Most of us are sufficiently conceited to believe that spinning the facts and economy with the truth lie in the domains of others while we ourselves are always truthful and honest. After all, we are all Christians aren’t we?
When we were debating the sources of funding for implementing the Hind Report’s proposals one bishop nearly let the cat out of the bag when he implied that the proposals were as good as dead in the water. An amendment asking the Archbishop’s Council to consider whether any major goal or goals could still be achieved by the implementation of the proposals divided the Synod fairly evenly but was lost by 98 – 102. However we closed ranks and carried on as usual. The story of the Emperor’s new clothes comes to mind.
When we were debating women bishops Sister Rosemary CHN delighted the feminists in our midst with the observation that, “We have never heard what the whole church thinks. We have only heard what the men who take the decisions think.” That would have been a good line for a serious theologian like the Vicar of Dibley, but I was left wondering who could be the author of the mailing from WATCH that I had in front of me as she spoke.
When the Windsor Report was before us there were several voices raised to lament that we needed to repent for not listening to gay people over the last twenty years. Somehow I seemed to hear the voices of my children who, as teenagers, regularly moaned that I never listened. What they really meant was that I did not readily accede to some of their requests. We were then treated to an intriguing speech from Stephen Coles, a clergyman from the London diocese. He claimed that he had tried to live a celibate life for several years but “found it was not his calling.” One got the impression that he felt the Lord was calling him to a life of sexual activity outside marriage – which left me somewhat puzzled. I wonder what his bishop made of it all.
And so it is Sunday and time to go to church. I wonder if truth matters there any more than it does in Synod. Most of us will be saying the Creed during the service, but will it be a joyful affirmation of heartfelt belief? Or will it be a carefully constructed charade when we indulge in sheer hypocrisy and say things we don’t believe for the sake of conformity with everyone else.

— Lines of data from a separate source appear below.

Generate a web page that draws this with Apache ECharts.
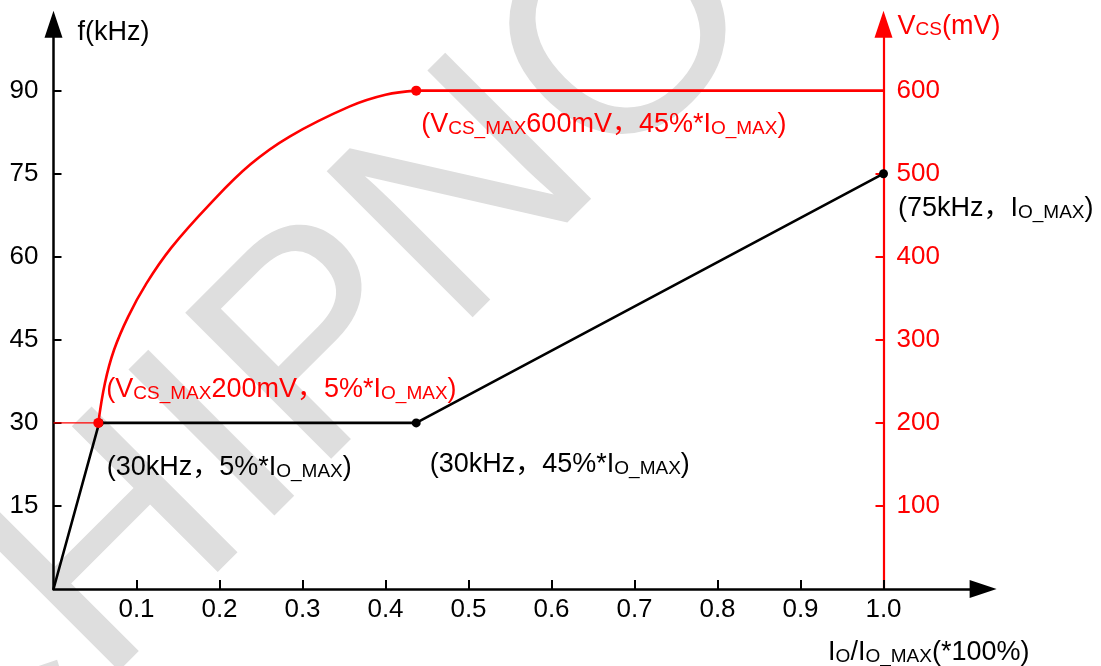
<!DOCTYPE html>
<html>
<head>
<meta charset="utf-8">
<script src="https://cdn.jsdelivr.net/npm/echarts@6/dist/echarts.min.js"></script>
<style>
html,body{margin:0;padding:0;background:#fff;}
#chart{width:1101px;height:666px;}
</style>
</head>
<body>
<div id="chart"></div>
<script>
// ---- data ----
var xTicks = [0.1, 0.2, 0.3, 0.4, 0.5, 0.6, 0.7, 0.8, 0.9, 1.0];
var fTicks = [15, 30, 45, 60, 75, 90];
var vcsTicks = [100, 200, 300, 400, 500, 600];
// switching frequency f (kHz) vs Io/Io_max
var freqPoints = [[0, 0], [0.055, 30], [0.437, 30], [1.0, 75]];
// Vcs (mV) vs Io/Io_max : curve part
var vcsCurve = [[0.054, 200], [0.062, 248], [0.073, 288], [0.090, 328], [0.112, 368],
  [0.142, 411], [0.189, 464], [0.237, 511], [0.285, 545],
  [0.357, 581], [0.400, 595], [0.437, 600]];
var vcsFlat = [[0.437, 600], [1.0, 600]];
var vcsLow = [[0, 200], [0.054, 200]];

var FONT = '"Liberation Sans", Arial, "Noto Sans CJK SC"';
var RED = '#ff0000';
function rich(color, big, small) {
  return {
    m: {fontSize: big, fontFamily: FONT, color: color, lineHeight: big + 4, verticalAlign: 'bottom'},
    s: {fontSize: small, fontFamily: FONT, color: color, lineHeight: small, verticalAlign: 'bottom'}
  };
}
function annot(text, color, off) {
  return {show: true, position: 'right', align: 'left', verticalAlign: 'middle', offset: off,
    formatter: text, rich: rich(color, 27, 19)};
}

var chart = echarts.init(document.getElementById('chart'), null, {renderer: 'canvas'});
var option = {
  backgroundColor: '#fff',
  animation: false,
  textStyle: {fontFamily: FONT},
  grid: {left: 53.5, right: 117.9, top: 24.2, bottom: 77, outerBoundsMode: 'none'},
  graphic: [{
    type: 'text', z: -10, silent: true,
    x: -4, y: 889, rotation: Math.PI / 4,
    style: {text: 'CHIPNORTH', fill: '#dedede', font: '300px "Liberation Sans"', textAlign: 'left', textVerticalAlign: 'bottom'}
  }],
  xAxis: {
    type: 'value', min: 0, max: 1.12,
    splitLine: {show: false},
    axisLine: {lineStyle: {color: '#000', width: 2.5}, symbol: ['none', 'triangle'], symbolSize: [18, 27]},
    axisTick: {inside: true, length: 9, lineStyle: {color: '#000', width: 2}, customValues: xTicks},
    axisLabel: {customValues: xTicks, color: '#000', fontSize: 26, fontFamily: FONT, margin: 8,
      formatter: function (v) { return v.toFixed(1); }},
    name: '{m|I}{s|O}{m|/I}{s|O_MAX}{m|(*100%)}',
    nameLocation: 'end', nameGap: -155,
    nameTextStyle: {align: 'left', verticalAlign: 'top', padding: [46, 0, 0, 0], rich: rich('#000', 27, 19)}
  },
  yAxis: [{
    type: 'value', min: 0, max: 102, position: 'left',
    splitLine: {show: false},
    axisLine: {lineStyle: {color: '#000', width: 2.5}, symbol: ['none', 'triangle'], symbolSize: [18, 27]},
    axisTick: {inside: true, length: 8, lineStyle: {color: '#000', width: 2}, customValues: fTicks},
    axisLabel: {customValues: fTicks, color: '#000', fontSize: 26, fontFamily: FONT, margin: 15},
    name: 'f(kHz)', nameLocation: 'end', nameGap: -8,
    nameTextStyle: {align: 'left', verticalAlign: 'middle', padding: [0, 0, 0, 24], color: '#000', fontSize: 27, fontFamily: FONT}
  }, {
    type: 'value', min: 0, max: 680, position: 'right', offset: -99.6,
    splitLine: {show: false},
    axisLine: {lineStyle: {color: RED, width: 2.2}, symbol: ['none', 'triangle'], symbolSize: [18, 27]},
    axisTick: {inside: true, length: 8, lineStyle: {color: RED, width: 2}, customValues: vcsTicks},
    axisLabel: {customValues: vcsTicks, color: RED, fontSize: 26, fontFamily: FONT, margin: 13},
    name: '{m|V}{s|CS}{m|(mV)}', nameLocation: 'end', nameGap: 0,
    nameTextStyle: {align: 'left', verticalAlign: 'middle', padding: [0, 0, 0, 14], rich: rich(RED, 27, 19)}
  }],
  series: [{
    type: 'line', yAxisIndex: 1, data: vcsLow, symbol: 'none',
    lineStyle: {color: RED, width: 1.3}, z: 3
  }, {
    type: 'line', yAxisIndex: 1, data: vcsFlat, symbol: 'none',
    lineStyle: {color: RED, width: 2.6}, z: 3
  }, {
    type: 'line', yAxisIndex: 1, smooth: 0.4,
    data: vcsCurve.map(function (p, i) {
      var d = {value: p, symbol: 'none'};
      if (i === 0) {
        d.symbol = 'circle';
        d.label = annot('{m|(V}{s|CS_MAX}{m|200mV，5%*I}{s|O_MAX}{m|)}', RED, [-2, -35]);
      } else if (i === vcsCurve.length - 1) {
        d.symbol = 'circle';
        d.label = annot('{m|(V}{s|CS_MAX}{m|600mV，45%*I}{s|O_MAX}{m|)}', RED, [-5, 32]);
      }
      return d;
    }),
    symbolSize: 10, showAllSymbol: true,
    itemStyle: {color: RED}, lineStyle: {color: RED, width: 2.6}, z: 4
  }, {
    type: 'line', yAxisIndex: 0,
    data: freqPoints.map(function (p, i) {
      var d = {value: p};
      if (i === 0) d.symbol = 'none';
      if (i === 1) d.label = annot('{m|(30kHz，5%*I}{s|O_MAX}{m|)}', '#000', [-2, 43]);
      if (i === 2) d.label = annot('{m|(30kHz，45%*I}{s|O_MAX}{m|)}', '#000', [4, 40]);
      if (i === 3) d.label = annot('{m|(75kHz，I}{s|O_MAX}{m|)}', '#000', [5, 33]);
      return d;
    }),
    symbol: 'circle', symbolSize: 9, showAllSymbol: true,
    itemStyle: {color: '#000'}, lineStyle: {color: '#000', width: 2.6}, z: 2
  }]
};
chart.setOption(option);
</script>
</body>
</html>
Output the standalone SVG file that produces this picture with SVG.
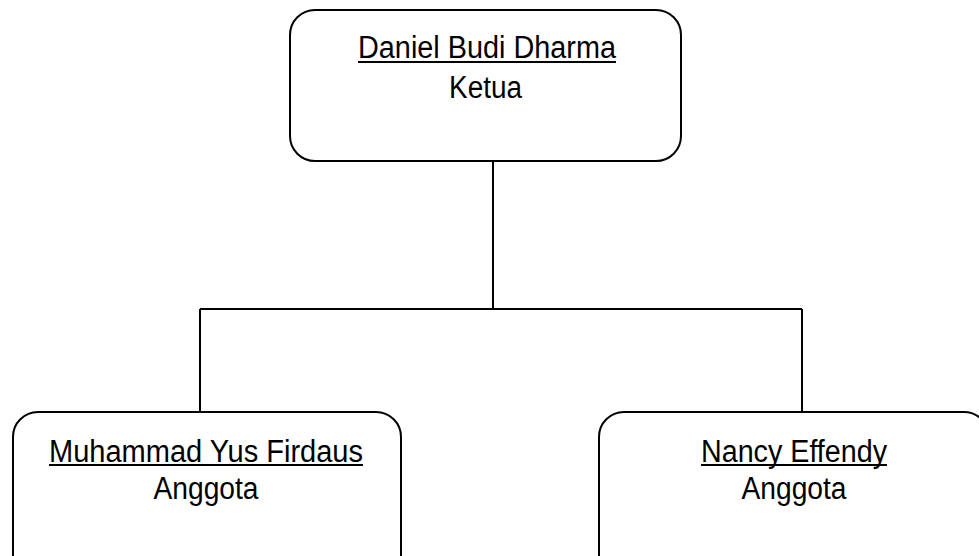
<svg xmlns="http://www.w3.org/2000/svg" width="979" height="556" viewBox="0 0 979 556">
<style>
.box{fill:#fff;stroke:#000;stroke-width:2}
.conn{fill:none;stroke:#000;stroke-width:2}
.t{font-family:"Liberation Sans",Arial,sans-serif;font-size:31px;fill:#000;text-anchor:middle}
.ul{stroke:#000;stroke-width:2.2}
</style>
<rect width="979" height="556" fill="#fff"/>
<g id="connectors">
<path class="conn" d="M493,161 V309"/>
<path class="conn" d="M200,309 H802"/>
<path class="conn" d="M200,309 V412"/>
<path class="conn" d="M802,309 V412"/>
</g>
<g id="ketua">
<rect class="box" x="290" y="10" width="391" height="151" rx="25" ry="25"/>
<text class="t" x="487" y="58" textLength="258" lengthAdjust="spacingAndGlyphs">Daniel Budi Dharma</text>
<line class="ul" x1="358" y1="62" x2="616" y2="62"/>
<text class="t" x="485.5" y="98" textLength="73" lengthAdjust="spacingAndGlyphs">Ketua</text>
</g>
<g id="anggota1">
<rect class="box" x="13" y="412" width="388" height="170" rx="25" ry="25"/>
<text class="t" x="206" y="462" textLength="314" lengthAdjust="spacingAndGlyphs">Muhammad Yus Firdaus</text>
<line class="ul" x1="49" y1="465" x2="363" y2="465"/>
<text class="t" x="206" y="499" textLength="105" lengthAdjust="spacingAndGlyphs">Anggota</text>
</g>
<g id="anggota2">
<rect class="box" x="599" y="412" width="390" height="170" rx="25" ry="25"/>
<text class="t" x="794" y="462" textLength="186" lengthAdjust="spacingAndGlyphs">Nancy Effendy</text>
<line class="ul" x1="701" y1="465" x2="887" y2="465"/>
<text class="t" x="794" y="499" textLength="105" lengthAdjust="spacingAndGlyphs">Anggota</text>
</g>
</svg>
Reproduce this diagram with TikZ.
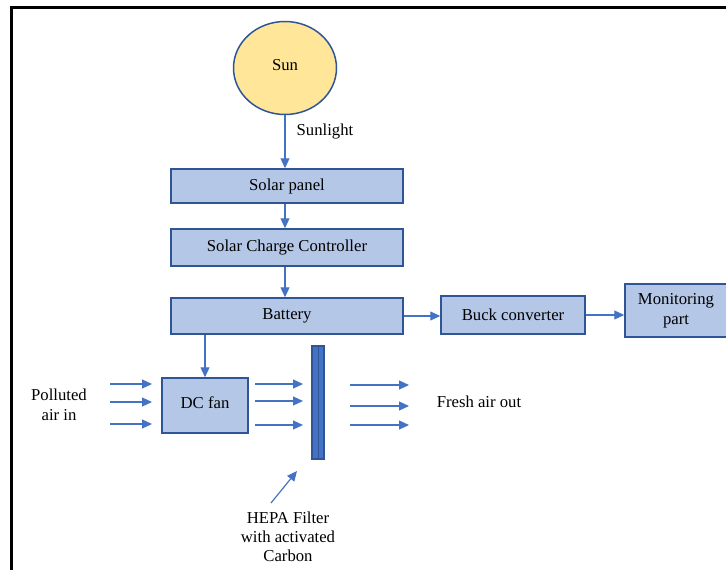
\documentclass[tikz,border=0pt]{standalone}
\usepackage{fontspec}
\setmainfont{Liberation Serif}
\usetikzlibrary{arrows.meta,shapes.geometric}
\definecolor{boxfill}{HTML}{B4C7E7}
\definecolor{boxline}{HTML}{2F5597}
\definecolor{flowblue}{HTML}{4472C4}
\definecolor{sunfill}{HTML}{FFE699}

\tikzset{
  block/.style={draw=boxline, fill=boxfill, line width=1.5pt, inner sep=0pt, align=center},
  flow/.style={-{Triangle[length=10pt,width=9pt]}, draw=flowblue, line width=1.2pt},
  txt/.style={align=center, inner sep=0pt},
}

\begin{document}
\begin{tikzpicture}[x=1pt,y=-1pt,font=\fontsize{16.7}{20}\selectfont]
            \useasboundingbox (0,0) rectangle (726,570);
            \draw[line width=2.5pt] (11.5,580) -- (11.5,7.5) -- (740,7.5);

            \node[ellipse, draw=boxline, fill=sunfill, line width=1.5pt, minimum width=103pt, minimum height=93pt, inner sep=0pt](sun) at (285,68) {\raisebox{6pt}{Sun}};
            \node[txt](sunlight) at (325,132) {Sunlight};
            \node[block, minimum width=232pt, minimum height=34pt](panel)   at (287,186)   {Solar panel};
            \node[block, minimum width=232pt, minimum height=37pt](scc)     at (287,247.5) {Solar Charge Controller};
            \node[block, minimum width=232pt, minimum height=36pt](battery) at (287,316)   {Battery};
            \node[block, minimum width=144pt, minimum height=38pt](buck)    at (513,315)   {Buck converter};
            \node[block, minimum width=102pt, minimum height=53pt](monitor) at (676,310.5) {Monitoring\\part};
            \node[block, minimum width=86pt,  minimum height=55pt](fan)     at (205,405.5) {\raisebox{6pt}{DC fan}};
            \node[draw=boxline, fill=flowblue, line width=1.5pt, minimum width=12pt, minimum height=113pt, inner sep=0pt](filter) at (318,402.5) {};
            \draw[boxline, line width=1pt] (filter.north) -- (filter.south);

            \node[txt](polluted) at (59,405)  {Polluted\\air in};
            \node[txt](fresh)    at (479,402) {Fresh air out};
            \node[txt, font=\fontsize{16.7}{19}\selectfont](hepa) at (288,537) {HEPA Filter\\with activated\\Carbon};
            \coordinate (hepatail) at (271,503);
            \coordinate (hepatip)  at (297,471);

            \path
                (sun.south)                  edge[flow] (sun.south |- panel.north)
                (panel.south -| sun)         edge[flow] (scc.north -| sun)
                (scc.south -| sun)           edge[flow] (battery.north -| sun)
                (battery.east)               edge[flow] (battery.east -| buck.west)
                (buck.east)                  edge[flow] (buck.east -| monitor.west)
                (battery.south -| fan.north) edge[flow] (fan.north)
                (hepatail)                   edge[flow] (hepatip)
                ;

            % air flow
            \foreach \y in {384,402,424}
                \draw[flow] (110,\y) -- (152,\y);
            \foreach \y in {384,401,425}
                \draw[flow] (255,\y) -- (303,\y);
            \foreach \y in {385,406,425}
                \draw[flow] (350,\y) -- (409,\y);
\end{tikzpicture}
\end{document}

Most of us would feel uneasy to stand up in public and affirm our belief in something we didn’t believe in. But does your clergyman have such qualms? In the course of preparing a speech for Synod, I had occasion to turn to the Mind of Anglicans Survey published in 2003 by Christian Research on behalf of Cost of Conscience.
If the survey results are to be believed, of every hundred clergy who say “I believe in God the Father who created the world.” 18% do not claim a sure faith and a confidence to teach it.
For every hundred who say, “He rose again, according to the Scriptures.” 34% lack conviction.
For every hundred who say, “was incarnate by .. the Virgin Mary.” 44% have their doubts.
If you took one hundred members of Affirming Catholicism, an organisation which though numerically small includes a large number of Bishops amongst its supporters, those figures would rise to 30%, 65% and 76%
Frankly, I find it difficult to understand how anyone can lead their congregation in reciting the Creed every Sunday if they can’t give their wholehearted assent to it. The congregation, surely, have a right to expect the worship leader to believe every word that he says.
How would we react if we went to a school parents evening and found that the maths teacher couldn’t confidently assert that two and two made four or that the English teacher couldn’t spell? What would you say to your doctor if he opined that the drugs he was prescribing probably wouldn’t do you any good?
The situation would be funny if it were not so serious. The House of Laity may have called for a new Clergy Discipline (Doctrine) Measure, but who will be deciding whether any particular cleric’s doctrine falls outside the permissible limits? Perhaps members of Affirming Catholicism should do the honourable thing and not allow themselves to be cast as the pots that call kettles black.
Gerry O’Brien is a lay member of the General Synod.
He represents the Diocese of Rochester.